Artistic works inspired by sleep paralysis
By Sonam Kaloti, Arts Editor
Sleep paralysis is an experience that many people have at least once or twice in their lives. For some, it can be a much more regular experience. Sleep paralysis is being conscious but unable to speak or move. It occurs when your body stays paralyzed during rapid eye movement (REM) sleep (so you do not act out your dreams) while your brain is awake. The experience can be rather frightening, but rest assured, it is not actually harmful and typically only lasts a few seconds or minutes.
During sleep paralysis you may be able to move your eyes; find it hard to breathe as though your chest is being crushed or restricted; hear, feel, or see things that aren’t there; and/or feel an evil presence in the room.
There’s been a common thread of similar hallucinations experienced by people throughout time and across many different cultures: Whether it be curious shadowy figures watching you from across the room, Hat Man who lingers in your doorway, the Old Hag who crushes your chest, or a demon who has sex with you.
I once had a little girl in my room who slowly crept up to me between blinks and distorted into a piranha-like monster, proceeding to scream two inches from my face. Also, I’ve experienced some auditory hallucinations (my friend speaking in a spooky voice about his bad acid trip where his girlfriend’s face melted off) paired with a loud buzzing sound. I made a Flipnote of it on my DSi to try to explain what the hell happened, but professional artists capture the experience to a far better extent.

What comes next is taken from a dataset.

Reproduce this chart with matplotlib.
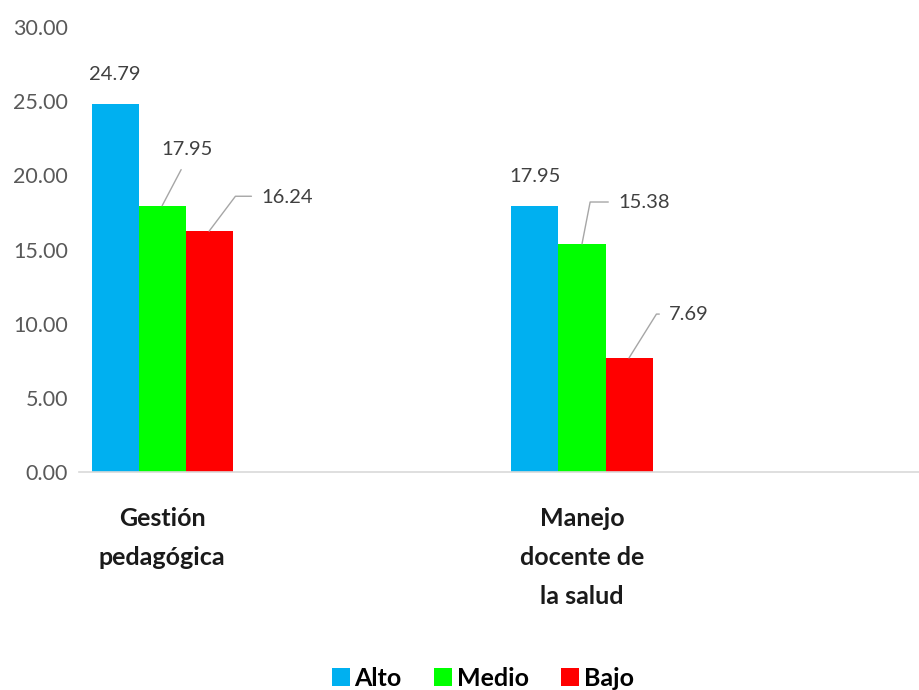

A classic oil painting by Henry Fuseli, The Nightmare is thought by some researchers and psychologists to be an early artistic representation of the condition. It shows a woman asleep with a demonic incubus perched atop her chest. The painting itself is elegant, with the woman dressed in a loose white gown and her arms dangling. The room is decorated with red drapery, a nightstand, and the head of a ferocious horse peeking through the curtains.
In Shakespeare’s translated Romeo and Juliet Mercutio says, “Mab is the old hag who gives false sex dreams to virgins and teaches them how to hold a lover and bear a child.” Romeo and Juliet was published around 1595, and witch hunts in Europe and North America were still occurring into the late 1600s. Back then, people who had episodes of sleep paralysis were labelled as being visited by ghosts, witches, and demons, or accused of being witches themselves. Nowadays, due to lack of research and awareness many people who experience sleep paralysis claim that they were abducted by aliens.
Photographer Nicolas Bruno is one of the few who has dealt with consistent sleep paralysis episodes throughout his life. Eventually occurring daily, his disorder became detrimental to his mental health and everyday life. According to interviews with Fstoppers and Yatzer, he began surrealism photography in order to materialize his terrors so he could confront them more easily. Bruno’s work often contains images of faceless figures terrorizing him. The colours in his works are neutral and subdued, adding a dreamlike quality. The quiet of the backgrounds provides an eerie calmness to what is clearly a violent scene. Most of the characters look helpless and trapped, just as one feels during an episode. Despite the dark meanings and symbolism to his work, the pictures are aesthetically pleasing.
Filmmaker Carla MacKinnon posted a seven-minute short film on YouTube in 2014 titled Devil in the Room. The video is a multi-media creation featuring voiceovers of different people recounting their sleep paralysis experiences atop jarring real-life videos with added effects and animation. The film discusses both myths and the psychological side to the disorder. There’s a bit of a back and forth between speakers due to the way they approach the subject. Near the end, one speaker says, “It’s a physiological effect […] it’s not real,” followed by a menacing tone that says, “It doesn’t matter if it’s real because it feels real, and that’s what matters isn’t it?”
Sleep paralysis still lacks a lot of research and it remains an uncommon phenomenon, thus artistic expressions like these are the closest most people can come to understanding this unfortunate terror. Luckily, we are past burning witches, lest anyone claiming alien abductions finds themselves at a stake.